Hi, I'm new to the forum and thought I'd share my moonlights. I just put these together a few weeks ago. I have a strand of 8 blue mini-led's that work great. I'd like to post a pic of them in service, but my camera isn't so great at low light. It works so well in creating a realistic 'moon light' that I was amazed. you can see what's going on in the tank when the lights are off. I incorporated these 8 led's with a 6v 300ma power supply and custom wired the led's for what I wanted. I also buil the hood a few years ago, 2 24" shop lights in a custom enclosure with a cooling fan and all. I wired in the led's into my hood and completely out of sight for a nice clean look. I let the moon lights on all the time, but I think I'll ad a timer before too long. here's a pic...hopefully:


----------



## Sir_BlackhOle (Jan 25, 2004)

So they dont seem to bother the fish at night? I have a couple 8 inch blue cold cathodes that would probably work.


----------



## dwhite645 (Jan 9, 2005)

It took about a week or so for the fish to get used to them, but all is fine now. I have a few lotus pads on the surface that provide a good dark shade, and they also stay in the shadows of my large java fern and some other plants as well. My shrimp and kuhli loaches are just as active as before with no moonlights, but now I can see exactly what they're up to. It's great for observing nocturnal species and you can see your other fish sleeping too.


----------



## Bavarian3 (Oct 21, 2004)

any pics of the tank wiht it on? i definetly need to setup some moon lights.


----------



## dwhite645 (Jan 9, 2005)

Bavarian3 said:


> any pics of the tank wiht it on? i definetly need to setup some moon lights.

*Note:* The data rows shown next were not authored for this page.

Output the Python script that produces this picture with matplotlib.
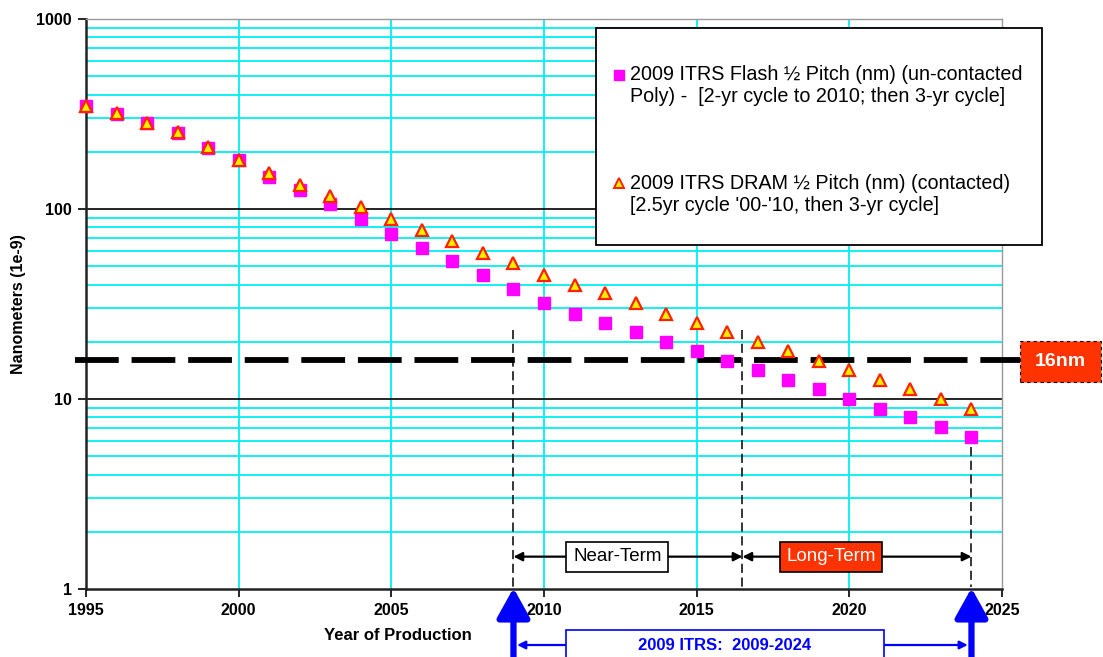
import matplotlib.pyplot as plt
from matplotlib.patches import Rectangle, FancyArrowPatch
from matplotlib.lines import Line2D
from matplotlib.transforms import blended_transform_factory
from matplotlib.ticker import FixedLocator, NullFormatter

plt.rcParams['font.family'] = ['Liberation Sans', 'DejaVu Sans']

# data
years = list(range(1995, 2025))
flash_nm = [350, 318, 285, 252, 210, 180, 148, 126, 106, 89,
            74, 62, 53, 45, 38, 32, 28, 25, 22.5, 20,
            17.9, 15.9, 14.2, 12.6, 11.3, 10.0, 8.9, 8.0, 7.1, 6.3]
dram_nm = [350, 320, 285, 255, 212, 180, 155, 134, 117, 102,
           89, 78, 68, 59, 52, 45, 40, 36, 32, 28,
           25, 22.5, 20, 17.9, 15.9, 14.2, 12.6, 11.3, 10.0, 8.9]

flash_label = "2009 ITRS Flash \u00bd Pitch (nm) (un-contacted\nPoly) -  [2-yr cycle to 2010; then 3-yr cycle]"
dram_label = "2009 ITRS DRAM \u00bd Pitch (nm) (contacted)\n[2.5yr cycle '00-'10, then 3-yr cycle]"

target_nm = 16
near_start, near_end, long_end = 2009, 2016.5, 2024

W, H = 1103, 657
fig = plt.figure(figsize=(W / 100, H / 100), dpi=100)
ax = fig.add_axes([86 / W, 1 - 589 / H, (1002 - 86) / W, (589 - 19) / H])

ax.set_yscale('log')
ax.set_xlim(1995, 2025)
ax.set_ylim(1, 1000)

# grid
for x in [2000, 2005, 2010, 2015, 2020]:
    ax.axvline(x, color='#00f0f0', lw=1.3, zorder=1)
for dec in [1, 10, 100]:
    for m in range(2, 10):
        ax.axhline(dec * m, color='#00f0f0', lw=1.3, zorder=1)
for y in [10, 100]:
    ax.axhline(y, color='black', lw=1.2, zorder=1.2)

ax.xaxis.set_major_locator(FixedLocator([1995, 2000, 2005, 2010, 2015, 2020, 2025]))
ax.yaxis.set_major_locator(FixedLocator([1, 10, 100, 1000]))
ax.yaxis.set_minor_locator(FixedLocator([]))
ax.yaxis.set_minor_formatter(NullFormatter())
ax.set_yticklabels(['1', '10', '100', '1000'])
ax.tick_params(axis='both', direction='out', length=6, width=1.2, labelsize=11.5)
for lab in ax.get_xticklabels() + ax.get_yticklabels():
    lab.set_fontweight('bold')
ax.tick_params(axis='x', pad=4)
ax.tick_params(axis='y', pad=4)

for s in ['left', 'bottom']:
    ax.spines[s].set_color('#222222')
    ax.spines[s].set_linewidth(1.8)
for s in ['top', 'right']:
    ax.spines[s].set_color('#999999')
    ax.spines[s].set_linewidth(1.0)

# data
ax.plot(years, flash_nm, 's', color='#ff00ff', ms=8, mec='#ff00ff', zorder=4, clip_on=False)
ax.plot(years, dram_nm, '^', mfc='#ffee00', mec='#ff2200', mew=1.6, ms=8, zorder=5, clip_on=False)

# 16nm line
ax.axhline(target_nm, xmin=-0.012, xmax=1.02, color='black', lw=4.2,
           dashes=(7.5, 2.2), clip_on=False, zorder=3)
fig.patches.append(Rectangle((1020 / W, 1 - 382 / H), 81 / W, 41 / H, transform=fig.transFigure,
                             fc='#ff3300', ec='black', lw=0.8, ls=(0, (3, 3)), figure=fig))
fig.text(1060 / W, 1 - 361 / H, '16nm', color='white', fontsize=14, fontweight='bold',
         ha='center', va='center')

# vertical dashed markers
ax.plot([near_start, near_start], [23, 1.02], color='black', lw=1.1, dashes=(6, 3), zorder=3)
ax.plot([near_end, near_end], [23, 1.02], color='black', lw=1.1, dashes=(6, 3), zorder=3)
ax.plot([long_end, long_end], [5.6, 1.02], color='black', lw=1.1, dashes=(6, 3), zorder=3)

# near / long term arrows
arr_y = 1.48
ax.annotate('', xy=(near_start, arr_y), xytext=(near_end, arr_y),
            arrowprops=dict(arrowstyle='<|-|>', color='black', lw=1.6, shrinkA=0, shrinkB=0,
                            mutation_scale=13), zorder=3)
ax.annotate('', xy=(near_end, arr_y), xytext=(long_end, arr_y),
            arrowprops=dict(arrowstyle='<|-|>', color='black', lw=1.6, shrinkA=0, shrinkB=0,
                            mutation_scale=13), zorder=3)
ax.text(2012.4, arr_y, 'Near-Term', ha='center', va='center', fontsize=13.5, zorder=6,
        bbox=dict(boxstyle='square,pad=0.35', fc='white', ec='black', lw=1.2))
ax.text(2019.4, arr_y, 'Long-Term', ha='center', va='center', fontsize=13.5, color='white', zorder=6,
        bbox=dict(boxstyle='square,pad=0.35', fc='#ff3300', ec='black', lw=1.2))

# legend box drawn by hand
fig.patches.append(Rectangle((596 / W, 1 - 245 / H), 446 / W, 217 / H, transform=fig.transFigure,
                             fc='white', ec='black', lw=1.3, zorder=10, figure=fig))
fig.add_artist(Line2D([619 / W], [1 - 75 / H], marker='s', color='#ff00ff', ms=7.5,
                      transform=fig.transFigure, zorder=11))
fig.add_artist(Line2D([619 / W], [1 - 183 / H], marker='^', mfc='#ffee00', mec='#ff2200',
                      mew=1.4, ms=7, transform=fig.transFigure, zorder=11))
fig.text(630 / W, 1 - 85 / H, flash_label, fontsize=14.2, va='center', ha='left',
         linespacing=1.2, zorder=11)
fig.text(630 / W, 1 - 194.5 / H, dram_label, fontsize=14.2, va='center', ha='left',
         linespacing=1.2, zorder=11)

# axis titles
fig.text(398 / W, 1 - 636 / H, 'Year of Production', fontsize=12, fontweight='bold',
         ha='center', va='center')
fig.text(19 / W, 1 - 304 / H, 'Nanometers (1e-9)', fontsize=11.5, fontweight='bold',
         rotation=90, ha='center', va='center')

# blue ITRS range arrows below the axis
bt = blended_transform_factory(ax.transData, fig.transFigure)
for x in [near_start, long_end]:
    fig.add_artist(FancyArrowPatch((x, -0.01), (x, 1 - 588 / H), transform=bt,
                                   arrowstyle='-|>,head_width=0.5,head_length=0.9',
                                   mutation_scale=20, color='#0000ff', lw=4.5,
                                   shrinkA=0, shrinkB=0))
fig.add_artist(FancyArrowPatch((near_start + 0.12, 1 - 645 / H), (long_end - 0.12, 1 - 645 / H),
                               transform=bt, arrowstyle='<|-|>', mutation_scale=12,
                               color='#0000ff', lw=1.6, shrinkA=0, shrinkB=0))
fig.patches.append(Rectangle((566 / W, -0.03), 318 / W, (0.03 + 1 - 630 / H),
                             transform=fig.transFigure, fc='white', ec='#0000ff', lw=1.2,
                             zorder=5, figure=fig))
fig.text(725 / W, 1 - 645 / H, '2009 ITRS:  2009-2024', color='#0000ff', fontsize=12,
         fontweight='bold', ha='center', va='center', zorder=6)

fig.savefig('out.png', dpi=100)
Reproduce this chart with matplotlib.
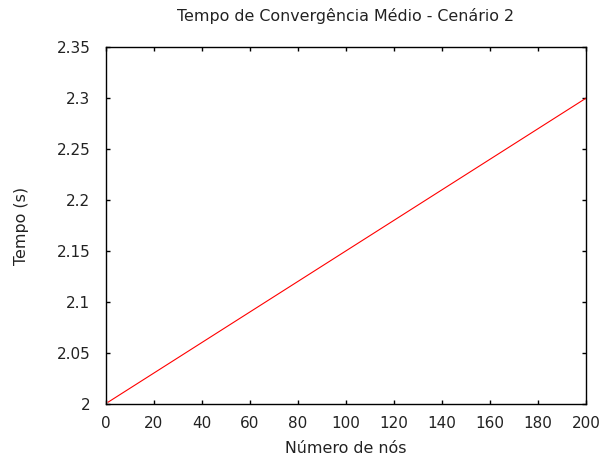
import matplotlib
matplotlib.use("Agg")
import matplotlib.pyplot as plt

# convergence time vs number of nodes (straight line in the original)
NODES = [1, 200]
TEMPO = [2.0015, 2.3]

X_TICKS = [0, 20, 40, 60, 80, 100, 120, 140, 160, 180, 200]
Y_TICKS = [2.0, 2.05, 2.1, 2.15, 2.2, 2.25, 2.3, 2.35]
Y_LABELS = ["2", "2.05", "2.1", "2.15", "2.2", "2.25", "2.3", "2.35"]

TXT = "#222222"

fig = plt.figure(figsize=(6.02, 4.59), dpi=100)
ax = fig.add_axes([0.1756, 0.1205, 0.7978, 0.7765])

ax.plot(NODES, TEMPO, color="red", lw=0.8)

ax.set_xlim(0, 200)
ax.set_ylim(2.0, 2.35)
ax.set_xticks(X_TICKS)
ax.set_yticks(Y_TICKS)
ax.set_yticklabels(Y_LABELS)
ax.tick_params(direction="in", length=3, width=1, labelsize=11, top=True, right=True,
               labeltop=False, labelright=False, labelcolor=TXT)
ax.tick_params(axis="y", pad=11)
ax.tick_params(axis="x", pad=9)
for s in ax.spines.values():
    s.set_linewidth(1)

ax.set_xlabel("Número de nós", fontsize=11.4, labelpad=7, color=TXT)
ax.set_ylabel("Tempo (s)", fontsize=11.4, labelpad=20, color=TXT)
ax.set_title("Tempo de Convergência Médio - Cenário 2", fontsize=11.4, pad=19, color=TXT)

fig.savefig("out.png", dpi=100)
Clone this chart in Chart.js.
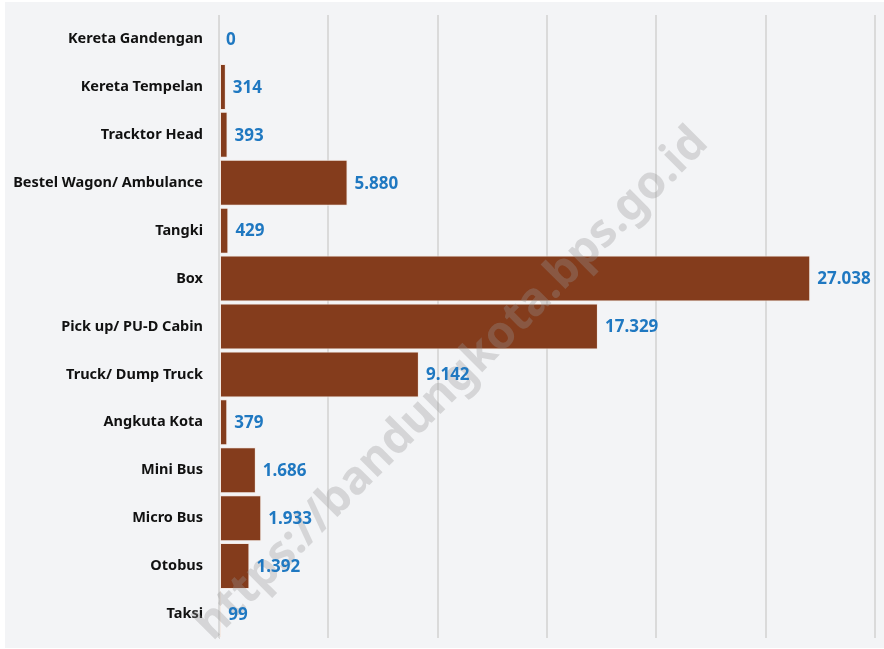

Sorry, but no. I tried several times with my camera and my brother's camera, but to no avail. It would probablt take a really nice digital or digital SLR or standard SLR to get a good shot where you can play with film and shutter speeds to pick up the low light well. It's bright enough that you can just make out certain shrimps and fish if you're up close enough, and casts a 'cool' blue glow and other areas are nicely shaded and blacked out completely. It looks great.


----------